• [Data shown]

------------------------------------------------

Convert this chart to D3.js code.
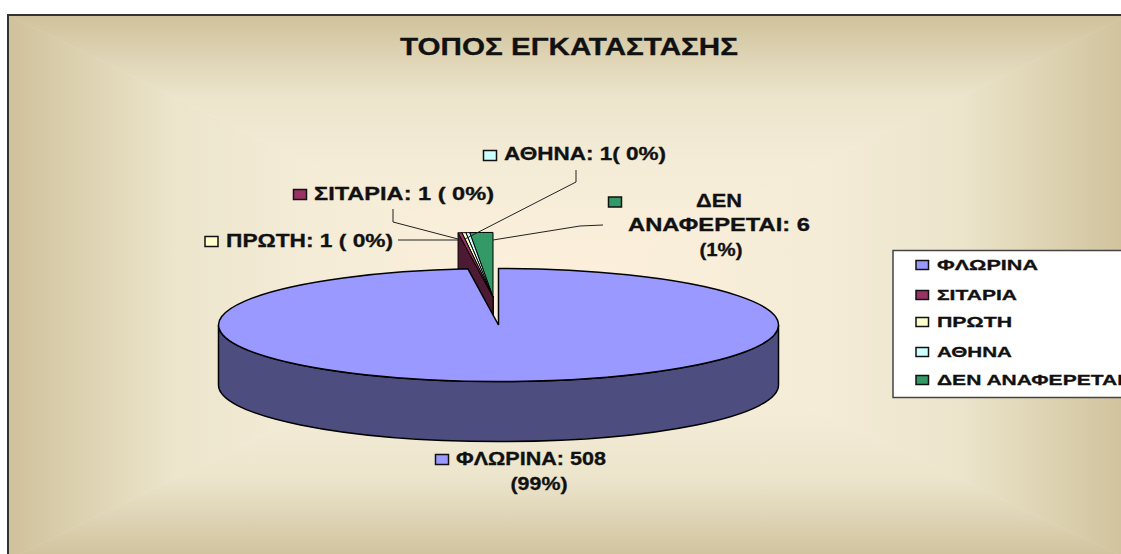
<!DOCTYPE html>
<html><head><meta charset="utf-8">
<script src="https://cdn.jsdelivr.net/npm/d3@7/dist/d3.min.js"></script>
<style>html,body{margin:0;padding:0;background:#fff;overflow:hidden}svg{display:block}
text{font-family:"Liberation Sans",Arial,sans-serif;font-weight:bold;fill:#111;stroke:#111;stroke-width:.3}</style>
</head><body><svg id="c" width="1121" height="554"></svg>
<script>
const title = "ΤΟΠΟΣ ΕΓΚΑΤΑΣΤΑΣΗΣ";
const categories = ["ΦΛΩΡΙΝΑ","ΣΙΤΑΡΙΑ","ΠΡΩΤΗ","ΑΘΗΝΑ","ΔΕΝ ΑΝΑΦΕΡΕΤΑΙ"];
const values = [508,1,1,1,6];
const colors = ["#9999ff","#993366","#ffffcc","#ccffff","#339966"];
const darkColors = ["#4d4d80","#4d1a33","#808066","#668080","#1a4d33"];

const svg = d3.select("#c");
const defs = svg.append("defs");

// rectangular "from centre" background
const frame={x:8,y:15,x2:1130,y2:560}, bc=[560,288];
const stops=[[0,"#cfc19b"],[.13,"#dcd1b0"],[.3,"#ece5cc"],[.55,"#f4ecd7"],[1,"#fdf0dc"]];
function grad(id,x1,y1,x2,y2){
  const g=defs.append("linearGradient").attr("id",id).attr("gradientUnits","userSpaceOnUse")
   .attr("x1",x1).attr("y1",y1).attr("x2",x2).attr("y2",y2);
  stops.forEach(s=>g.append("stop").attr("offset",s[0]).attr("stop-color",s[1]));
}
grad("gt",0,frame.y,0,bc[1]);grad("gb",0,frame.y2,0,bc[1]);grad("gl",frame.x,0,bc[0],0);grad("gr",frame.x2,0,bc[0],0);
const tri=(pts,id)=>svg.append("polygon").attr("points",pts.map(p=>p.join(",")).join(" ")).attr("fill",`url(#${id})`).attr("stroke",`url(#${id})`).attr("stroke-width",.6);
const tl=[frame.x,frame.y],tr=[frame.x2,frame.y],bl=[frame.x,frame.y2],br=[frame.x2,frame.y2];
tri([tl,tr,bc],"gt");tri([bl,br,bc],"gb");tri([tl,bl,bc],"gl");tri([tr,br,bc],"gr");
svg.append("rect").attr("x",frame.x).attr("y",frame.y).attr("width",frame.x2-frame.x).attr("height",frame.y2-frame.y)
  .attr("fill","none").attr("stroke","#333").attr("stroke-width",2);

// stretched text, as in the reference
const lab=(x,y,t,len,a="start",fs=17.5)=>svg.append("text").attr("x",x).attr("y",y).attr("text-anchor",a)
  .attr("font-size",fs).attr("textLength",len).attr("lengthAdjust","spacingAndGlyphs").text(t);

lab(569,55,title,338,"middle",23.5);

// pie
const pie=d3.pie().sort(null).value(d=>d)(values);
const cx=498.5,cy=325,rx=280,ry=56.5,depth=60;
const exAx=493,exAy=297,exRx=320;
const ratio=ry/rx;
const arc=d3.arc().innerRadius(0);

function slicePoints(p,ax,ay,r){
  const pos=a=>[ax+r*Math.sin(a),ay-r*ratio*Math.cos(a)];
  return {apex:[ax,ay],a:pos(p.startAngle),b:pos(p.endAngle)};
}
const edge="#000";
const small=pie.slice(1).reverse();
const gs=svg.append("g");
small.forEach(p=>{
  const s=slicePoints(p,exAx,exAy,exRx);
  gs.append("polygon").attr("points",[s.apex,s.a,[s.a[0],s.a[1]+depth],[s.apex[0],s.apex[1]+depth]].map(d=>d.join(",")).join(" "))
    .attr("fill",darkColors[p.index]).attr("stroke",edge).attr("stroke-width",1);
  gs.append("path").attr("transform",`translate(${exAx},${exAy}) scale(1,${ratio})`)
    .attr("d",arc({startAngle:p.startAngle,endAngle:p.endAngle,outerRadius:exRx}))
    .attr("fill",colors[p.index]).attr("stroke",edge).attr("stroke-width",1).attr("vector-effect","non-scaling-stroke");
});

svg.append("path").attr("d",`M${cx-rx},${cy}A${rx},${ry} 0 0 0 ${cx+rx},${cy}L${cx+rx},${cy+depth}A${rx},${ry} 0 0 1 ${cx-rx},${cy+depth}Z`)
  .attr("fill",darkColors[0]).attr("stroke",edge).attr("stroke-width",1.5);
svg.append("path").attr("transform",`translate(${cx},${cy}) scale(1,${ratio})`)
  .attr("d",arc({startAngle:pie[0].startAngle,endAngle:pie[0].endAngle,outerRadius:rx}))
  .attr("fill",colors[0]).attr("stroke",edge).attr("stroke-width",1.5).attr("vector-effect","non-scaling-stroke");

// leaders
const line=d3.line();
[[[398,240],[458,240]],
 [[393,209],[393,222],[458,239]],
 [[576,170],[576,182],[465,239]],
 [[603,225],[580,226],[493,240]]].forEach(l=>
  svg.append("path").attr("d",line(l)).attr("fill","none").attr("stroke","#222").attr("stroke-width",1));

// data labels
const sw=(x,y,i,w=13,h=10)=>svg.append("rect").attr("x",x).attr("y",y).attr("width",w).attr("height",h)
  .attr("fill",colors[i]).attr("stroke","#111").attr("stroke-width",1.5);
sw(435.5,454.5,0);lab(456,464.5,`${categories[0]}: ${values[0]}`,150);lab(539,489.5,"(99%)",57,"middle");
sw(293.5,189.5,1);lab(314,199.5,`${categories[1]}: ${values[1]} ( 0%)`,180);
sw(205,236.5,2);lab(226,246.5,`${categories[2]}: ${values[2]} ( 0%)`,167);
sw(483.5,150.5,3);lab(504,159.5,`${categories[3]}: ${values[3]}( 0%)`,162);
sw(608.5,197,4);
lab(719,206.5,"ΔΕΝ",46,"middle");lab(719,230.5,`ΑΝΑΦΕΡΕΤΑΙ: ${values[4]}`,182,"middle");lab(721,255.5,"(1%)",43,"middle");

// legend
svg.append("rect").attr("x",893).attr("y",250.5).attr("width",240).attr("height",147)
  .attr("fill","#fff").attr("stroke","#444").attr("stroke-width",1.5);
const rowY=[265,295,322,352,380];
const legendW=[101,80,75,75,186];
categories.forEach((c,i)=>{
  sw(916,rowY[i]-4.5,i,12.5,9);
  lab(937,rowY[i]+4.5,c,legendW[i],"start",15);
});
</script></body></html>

------------------------------------------------

Extract every line of the data exactly; pictures stay out.

• [Task output]
Convert this chart to D3.js code.
<!DOCTYPE html>
<html><head><meta charset="utf-8">
<script src="https://cdn.jsdelivr.net/npm/d3@7/dist/d3.min.js"></script>
<style>html,body{margin:0;padding:0;background:#fff;overflow:hidden}svg{display:block}
text{font-family:"Liberation Sans",Arial,sans-serif;font-weight:bold;fill:#111;stroke:#111;stroke-width:.3}</style>
</head><body><svg id="c" width="1121" height="554"></svg>
<script>
const title = "ΤΟΠΟΣ ΕΓΚΑΤΑΣΤΑΣΗΣ";
const categories = ["ΦΛΩΡΙΝΑ","ΣΙΤΑΡΙΑ","ΠΡΩΤΗ","ΑΘΗΝΑ","ΔΕΝ ΑΝΑΦΕΡΕΤΑΙ"];
const values = [508,1,1,1,6];
const colors = ["#9999ff","#993366","#ffffcc","#ccffff","#339966"];
const darkColors = ["#4d4d80","#4d1a33","#808066","#668080","#1a4d33"];

const svg = d3.select("#c");
const defs = svg.append("defs");

// rectangular "from centre" background
const frame={x:8,y:15,x2:1130,y2:560}, bc=[560,288];
const stops=[[0,"#cfc19b"],[.13,"#dcd1b0"],[.3,"#ece5cc"],[.55,"#f4ecd7"],[1,"#fdf0dc"]];
function grad(id,x1,y1,x2,y2){
  const g=defs.append("linearGradient").attr("id",id).attr("gradientUnits","userSpaceOnUse")
   .attr("x1",x1).attr("y1",y1).attr("x2",x2).attr("y2",y2);
  stops.forEach(s=>g.append("stop").attr("offset",s[0]).attr("stop-color",s[1]));
}
grad("gt",0,frame.y,0,bc[1]);grad("gb",0,frame.y2,0,bc[1]);grad("gl",frame.x,0,bc[0],0);grad("gr",frame.x2,0,bc[0],0);
const tri=(pts,id)=>svg.append("polygon").attr("points",pts.map(p=>p.join(",")).join(" ")).attr("fill",`url(#${id})`).attr("stroke",`url(#${id})`).attr("stroke-width",.6);
const tl=[frame.x,frame.y],tr=[frame.x2,frame.y],bl=[frame.x,frame.y2],br=[frame.x2,frame.y2];
tri([tl,tr,bc],"gt");tri([bl,br,bc],"gb");tri([tl,bl,bc],"gl");tri([tr,br,bc],"gr");
svg.append("rect").attr("x",frame.x).attr("y",frame.y).attr("width",frame.x2-frame.x).attr("height",frame.y2-frame.y)
  .attr("fill","none").attr("stroke","#333").attr("stroke-width",2);

// stretched text, as in the reference
const lab=(x,y,t,len,a="start",fs=17.5)=>svg.append("text").attr("x",x).attr("y",y).attr("text-anchor",a)
  .attr("font-size",fs).attr("textLength",len).attr("lengthAdjust","spacingAndGlyphs").text(t);

lab(569,55,title,338,"middle",23.5);

// pie
const pie=d3.pie().sort(null).value(d=>d)(values);
const cx=498.5,cy=325,rx=280,ry=56.5,depth=60;
const exAx=493,exAy=297,exRx=320;
const ratio=ry/rx;
const arc=d3.arc().innerRadius(0);

function slicePoints(p,ax,ay,r){
  const pos=a=>[ax+r*Math.sin(a),ay-r*ratio*Math.cos(a)];
  return {apex:[ax,ay],a:pos(p.startAngle),b:pos(p.endAngle)};
}
const edge="#000";
const small=pie.slice(1).reverse();
const gs=svg.append("g");
small.forEach(p=>{
  const s=slicePoints(p,exAx,exAy,exRx);
  gs.append("polygon").attr("points",[s.apex,s.a,[s.a[0],s.a[1]+depth],[s.apex[0],s.apex[1]+depth]].map(d=>d.join(",")).join(" "))
    .attr("fill",darkColors[p.index]).attr("stroke",edge).attr("stroke-width",1);
  gs.append("path").attr("transform",`translate(${exAx},${exAy}) scale(1,${ratio})`)
    .attr("d",arc({startAngle:p.startAngle,endAngle:p.endAngle,outerRadius:exRx}))
    .attr("fill",colors[p.index]).attr("stroke",edge).attr("stroke-width",1).attr("vector-effect","non-scaling-stroke");
});

svg.append("path").attr("d",`M${cx-rx},${cy}A${rx},${ry} 0 0 0 ${cx+rx},${cy}L${cx+rx},${cy+depth}A${rx},${ry} 0 0 1 ${cx-rx},${cy+depth}Z`)
  .attr("fill",darkColors[0]).attr("stroke",edge).attr("stroke-width",1.5);
svg.append("path").attr("transform",`translate(${cx},${cy}) scale(1,${ratio})`)
  .attr("d",arc({startAngle:pie[0].startAngle,endAngle:pie[0].endAngle,outerRadius:rx}))
  .attr("fill",colors[0]).attr("stroke",edge).attr("stroke-width",1.5).attr("vector-effect","non-scaling-stroke");

// leaders
const line=d3.line();
[[[398,240],[458,240]],
 [[393,209],[393,222],[458,239]],
 [[576,170],[576,182],[465,239]],
 [[603,225],[580,226],[493,240]]].forEach(l=>
  svg.append("path").attr("d",line(l)).attr("fill","none").attr("stroke","#222").attr("stroke-width",1));

// data labels
const sw=(x,y,i,w=13,h=10)=>svg.append("rect").attr("x",x).attr("y",y).attr("width",w).attr("height",h)
  .attr("fill",colors[i]).attr("stroke","#111").attr("stroke-width",1.5);
sw(435.5,454.5,0);lab(456,464.5,`${categories[0]}: ${values[0]}`,150);lab(539,489.5,"(99%)",57,"middle");
sw(293.5,189.5,1);lab(314,199.5,`${categories[1]}: ${values[1]} ( 0%)`,180);
sw(205,236.5,2);lab(226,246.5,`${categories[2]}: ${values[2]} ( 0%)`,167);
sw(483.5,150.5,3);lab(504,159.5,`${categories[3]}: ${values[3]}( 0%)`,162);
sw(608.5,197,4);
lab(719,206.5,"ΔΕΝ",46,"middle");lab(719,230.5,`ΑΝΑΦΕΡΕΤΑΙ: ${values[4]}`,182,"middle");lab(721,255.5,"(1%)",43,"middle");

// legend
svg.append("rect").attr("x",893).attr("y",250.5).attr("width",240).attr("height",147)
  .attr("fill","#fff").attr("stroke","#444").attr("stroke-width",1.5);
const rowY=[265,295,322,352,380];
const legendW=[101,80,75,75,186];
categories.forEach((c,i)=>{
  sw(916,rowY[i]-4.5,i,12.5,9);
  lab(937,rowY[i]+4.5,c,legendW[i],"start",15);
});
</script></body></html>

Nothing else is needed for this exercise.